The Media Freedom Act (“MFA”), originally proposed by the European Commission in 2022, aims to protect the independence and plurality of media services. Media services are defined as the provision of programmes and press publications, to inform, entertain or educate, which are under the editorial responsibility of a media service provider (“MSP”). The proposal aims to prevent political interference in editorial decisions, ensure transparency of media ownership, protect journalists from having to disclose their sources and from the use of spyware against them, establish requirements for transparent allocation of state advertising, ensure the independence and stable funding of public service media, address media concentrations, and increase protection against media content removal by large online platforms.

On 3 October 2023, Parliament published its proposed amendments to the MFA (previously reported by Wiggin). On 15 December 2023, the EU Parliament and Council reached a provisional agreement on the MFA. The agreed text is not yet available but some of the reported changes to the Commission’s original proposal, agreed by the Parliament and Council, are described below.

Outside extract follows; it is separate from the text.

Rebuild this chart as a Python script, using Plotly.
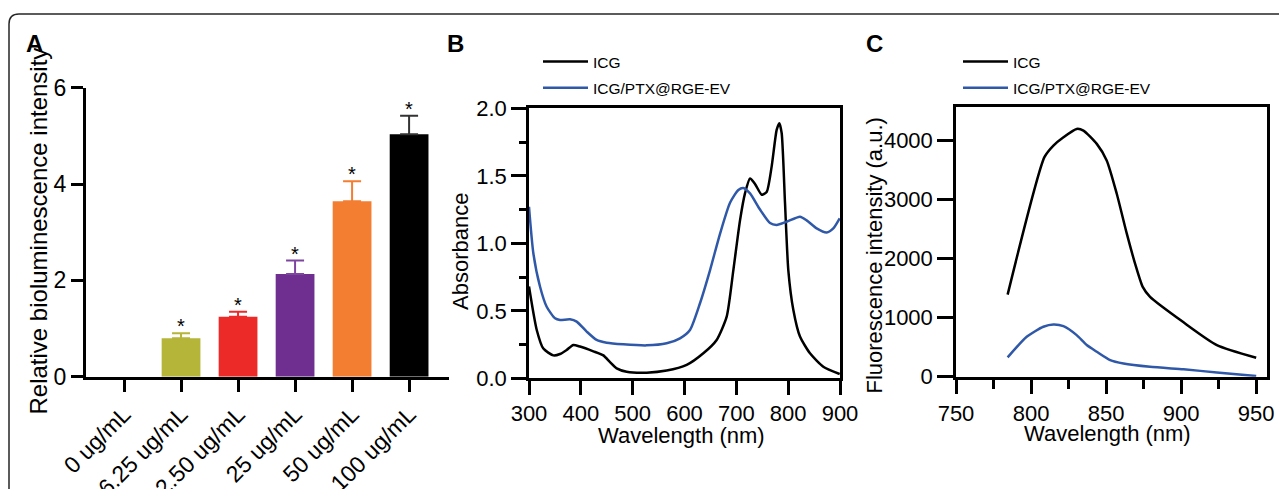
import plotly.graph_objects as go

W, H = 1279, 489
FONT = "Liberation Sans, Arial, sans-serif"

# ---------------- Panel A data ----------------
conc_labels = ["0 ug/mL", "6.25 ug/mL", "12.50 ug/mL", "25 ug/mL", "50 ug/mL", "100 ug/mL"]
biolum_mean = [0.0, 0.80, 1.245, 2.13, 3.645, 5.035]
biolum_err = [0.0, 0.10, 0.105, 0.28, 0.415, 0.385]
signif = ["", "*", "*", "*", "*", "*"]
bar_colors = ["#B5B53A", "#B5B53A", "#EC2B28", "#6E2F91", "#F37E32", "#000000"]
err_colors = ["#B5B53A", "#B5B53A", "#EC2B28", "#7E45A0", "#F37E32", "#333333"]

# ---------------- Panel B data (absorbance) ----------------
abs_icg_wl = [300, 314.8, 327.7, 346.9, 359.8, 372.7, 385.5, 398.4, 424.1, 443.4, 456.3, 469.1,
              488.4, 527, 565.6, 604.2, 636.3, 662, 681.4, 694.2, 707.1, 716.7, 726.4, 736,
              748.9, 758.5, 768.2, 777.8, 783, 787.5, 793.9, 800.3, 810, 822.8, 842.1, 867.8, 899.4]
abs_icg = [0.68, 0.36, 0.22, 0.17, 0.18, 0.21, 0.247, 0.235, 0.20, 0.17, 0.12, 0.074,
           0.049, 0.042, 0.057, 0.099, 0.185, 0.284, 0.457, 0.80, 1.17, 1.37, 1.48, 1.44,
           1.36, 1.38, 1.57, 1.84, 1.89, 1.815, 1.30, 0.80, 0.506, 0.309, 0.185, 0.086, 0.032]
abs_ev_wl = [300, 308.4, 321.2, 334.1, 350.2, 359.8, 379.1, 392, 411.3, 430.5, 449.8, 482,
             527, 565.6, 591.3, 610.6, 629.9, 649.2, 668.5, 687.8, 703.9, 713.5, 726.4, 745.7,
             765, 777.8, 797.1, 822.8, 835.7, 855, 874.3, 887.1, 899.4]
abs_ev = [1.27, 0.926, 0.68, 0.53, 0.444, 0.432, 0.437, 0.42, 0.346, 0.284, 0.264, 0.252,
          0.244, 0.259, 0.296, 0.358, 0.556, 0.80, 1.07, 1.30, 1.395, 1.41, 1.37, 1.25,
          1.15, 1.136, 1.16, 1.197, 1.17, 1.11, 1.08, 1.11, 1.185]

# ---------------- Panel C data (fluorescence) ----------------
fl_icg_wl = [784.4, 808.9, 814.9, 821.6, 830.4, 834.9, 843.8, 850.4, 857.1, 863.8, 869.3,
             874.4, 879.3, 901.6, 923.8, 950]
fl_icg = [1390, 3716, 3913, 4054, 4194, 4166, 3941, 3660, 3097, 2421, 1914,
          1520, 1351, 920, 535, 321]
fl_ev_wl = [784.4, 797.1, 808.2, 814.9, 821.6, 830.4, 837.1, 843.8, 852.7, 861.6, 879.3,
            901.6, 923.8, 950]
fl_ev = [327, 676, 845, 884, 856, 704, 535, 422, 282, 225, 169, 124, 73, 11]

BLACK = "#000000"
BLUE = "#2F59A8"


def px_x(p):
    return p / W


def px_y(p):
    return 1 - p / H


fig = go.Figure()

# Panel A bars
for i, lab in enumerate(conc_labels):
    fig.add_trace(go.Bar(
        x=[lab], y=[biolum_mean[i]], width=0.68,
        marker=dict(color=bar_colors[i], line=dict(width=0)),
        error_y=dict(type="data", symmetric=False, array=[biolum_err[i]], arrayminus=[0],
                     color=err_colors[i], thickness=2, width=9,
                     visible=biolum_err[i] > 0),
        showlegend=False, xaxis="x", yaxis="y"))

for i, lab in enumerate(conc_labels):
    if signif[i]:
        fig.add_annotation(x=lab, y=biolum_mean[i] + biolum_err[i], xref="x", yref="y",
                           text=signif[i], showarrow=False, xanchor="center",
                           yanchor="bottom", yshift=-6,
                           font=dict(family=FONT, size=20, color="black"))

# Panel B lines
fig.add_trace(go.Scatter(x=abs_icg_wl, y=abs_icg, mode="lines", name="ICG",
                         line=dict(color=BLACK, width=2.5, shape="spline", smoothing=0.6),
                         xaxis="x2", yaxis="y2", legend="legend", legendgroup="b1"))
fig.add_trace(go.Scatter(x=abs_ev_wl, y=abs_ev, mode="lines", name="ICG/PTX@RGE-EV",
                         line=dict(color=BLUE, width=2.5, shape="spline", smoothing=0.6),
                         xaxis="x2", yaxis="y2", legend="legend", legendgroup="b2"))

# Panel C lines
fig.add_trace(go.Scatter(x=fl_icg_wl, y=fl_icg, mode="lines", name="ICG",
                         line=dict(color=BLACK, width=2.5, shape="spline", smoothing=0.6),
                         xaxis="x3", yaxis="y3", legend="legend2", legendgroup="c1"))
fig.add_trace(go.Scatter(x=fl_ev_wl, y=fl_ev, mode="lines", name="ICG/PTX@RGE-EV",
                         line=dict(color=BLUE, width=2.5, shape="spline", smoothing=0.6),
                         xaxis="x3", yaxis="y3", legend="legend2", legendgroup="c2"))

tickfont_A = dict(family=FONT, size=23, color="black")
tickfont_BC = dict(family=FONT, size=22, color="black")

# axis A
xA = [px_x(86), px_x(449)]
yA = [px_y(376.7), px_y(87.7)]
# axis B
xB = [px_x(529), px_x(840)]
yB = [px_y(378.3), px_y(108.3)]
# axis C
xC = [px_x(956), px_x(1266.7)]
yC = [px_y(376.7), px_y(107.3)]

common_axis = dict(showgrid=False, zeroline=False, showline=True, linecolor="black",
                   ticks="outside", tickcolor="black", automargin=False)

legend_common = dict(xanchor="left", yanchor="top",
                     font=dict(family=FONT, size=15.5, color="black"),
                     bgcolor="rgba(0,0,0,0)", borderwidth=0, tracegroupgap=3,
                     traceorder="grouped", itemwidth=45)

fig.update_layout(
    width=W, height=H,
    margin=dict(l=0, r=0, t=0, b=0, pad=0, autoexpand=False),
    paper_bgcolor="white", plot_bgcolor="white",
    barmode="overlay",
    font=dict(family=FONT, color="black"),
    xaxis=dict(**common_axis, tickfont=tickfont_A, domain=xA, anchor="y", type="category",
               range=[-0.667, 5.7], linewidth=3, tickwidth=3, ticklen=12,
               tickangle=-45, categoryorder="array", categoryarray=conc_labels),
    yaxis=dict(**common_axis, tickfont=tickfont_A, domain=yA, anchor="x", range=[0, 6],
               tickvals=[0, 2, 4, 6], linewidth=3, tickwidth=3, ticklen=12),
    xaxis2=dict(**common_axis, tickfont=tickfont_BC, domain=xB, anchor="y2",
                range=[300, 900], dtick=100, tick0=300, linewidth=2.5, tickwidth=2.5,
                ticklen=14, mirror=True),
    yaxis2=dict(**common_axis, tickfont=tickfont_BC, domain=yB, anchor="x2", range=[0, 2],
                dtick=0.5, tickformat=".1f", linewidth=2.5, tickwidth=2.5, ticklen=15,
                mirror=True,
                minor=dict(dtick=0.25, ticks="outside", ticklen=7, tickwidth=2.5,
                           tickcolor="black")),
    xaxis3=dict(**common_axis, tickfont=tickfont_BC, domain=xC, anchor="y3",
                range=[750, 957], dtick=50, tick0=750, linewidth=2.5, tickwidth=2.5,
                ticklen=15, mirror=True,
                minor=dict(dtick=25, tick0=750, ticks="outside", ticklen=10, tickwidth=2.5,
                           tickcolor="black")),
    yaxis3=dict(**common_axis, tickfont=tickfont_BC, domain=yC, anchor="x3",
                range=[0, 4560], dtick=1000, linewidth=2.5, tickwidth=2.5, ticklen=16,
                mirror=True),
    legend=dict(x=px_x(538), y=px_y(45), **legend_common),
    legend2=dict(x=px_x(958), y=px_y(45), **legend_common),
)

# Axis titles and panel letters
titles = [
    (38, 231.5, "Relative bioluminescence intensity", -90, 24),
    (460, 252, "Absorbance", -90, 22),
    (681, 435, "Wavelength (nm)", 0, 22),
    (874, 255.5, "Fluorescence intensity (a.u.)", -90, 22),
    (1107.5, 433, "Wavelength (nm)", 0, 22),
]
for tx, ty, txt, ang, fs in titles:
    fig.add_annotation(x=px_x(tx), y=px_y(ty), xref="paper", yref="paper",
                       text=txt, textangle=ang, showarrow=False,
                       xanchor="center", yanchor="middle",
                       font=dict(family=FONT, size=fs, color="black"))

letter_font = dict(family=FONT, size=24, color="black")
for letter, cx in [("A", 34.5), ("B", 455), ("C", 874.5)]:
    fig.add_annotation(x=px_x(cx), y=px_y(44), xref="paper", yref="paper",
                       text="<b>%s</b>" % letter, showarrow=False,
                       xanchor="center", yanchor="middle", font=letter_font)

# Outer frame with rounded top-left corner
r = 10
path = "M {a},{b} L {a},{c} Q {a},{d} {e},{d} L {f},{d}".format(
    a=px_x(9), b=px_y(495), c=px_y(14 + r), d=px_y(14), e=px_x(9 + r), f=px_x(1285))
fig.add_shape(type="path", path=path, xref="paper", yref="paper",
              line=dict(color="#262626", width=1.5))

fig.write_html("out.html", config={"displayModeBar": False},
               post_script="document.body.style.margin='0px';"
                           "document.body.style.overflow='hidden';")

Under the MFA, Member States must respect the effective editorial freedom of MSPs and not interfere with editorial polices and decisions. They may not detain, sanction, intercept, search, seize or inspect MSPs, their family or employees on the grounds that they refuse to disclose journalistic sources, or deploy spyware on any device used by an MSP other than when justified on the grounds of national security or as part of a serious crime investigation. According to reports, the co-legislators appear to have agreed amendments removing the Commission’s proposed exceptions to prohibition on interferences to the effect that the interferences will only be permitted on a case-by-case basis “by reason of an overriding public interest” which will be subject to authorisation by a judicial authority, and that the use of surveillance software must also be justified for the purposes of investigating serious crimes punishable by a custodial sentence in the respective Member State.

The MFA provides that MSPs providing news and current affairs content must publicly disclose the names of their direct and indirect owners and any actual or potential conflict of interest by any party having a stake in them that may affect the provision of news and current affairs content. According to reports, the co-legislators agreed to extend these transparency obligations to all MSPs, not just those who publish news and current affairs content.

In order to ensure moderation decisions by online platforms do not negatively affect media freedom, the MFA contains safeguards against the unjustified removal of professionally produced media content published online. Specifically, in cases not involving systemic risks such as disinformation, Very Large Online Platforms (“VLOPs“) (defined under the EU Digital Services Act as online platforms having 45m or more average monthly active users in the EU) that intend to delete legal media content considered to be contrary to the VLOP’s terms and conditions would have to inform the MSP of its reasons in advance of the deletion. The co-legislators have agreed to extend this provision to a VLOP’s decision to restrict content as well as to deletion, and have agreed 24-hour stay up period in which the MSP may respond to the reasons given for the proposed restriction or deletion. Even after restriction or deletion, MSPs will still have the option to bring the case to an out-of-court dispute settlement body.

The provisional agreement must now be endorsed by the Parliament and Council and will then need to be formally adopted by both institutions.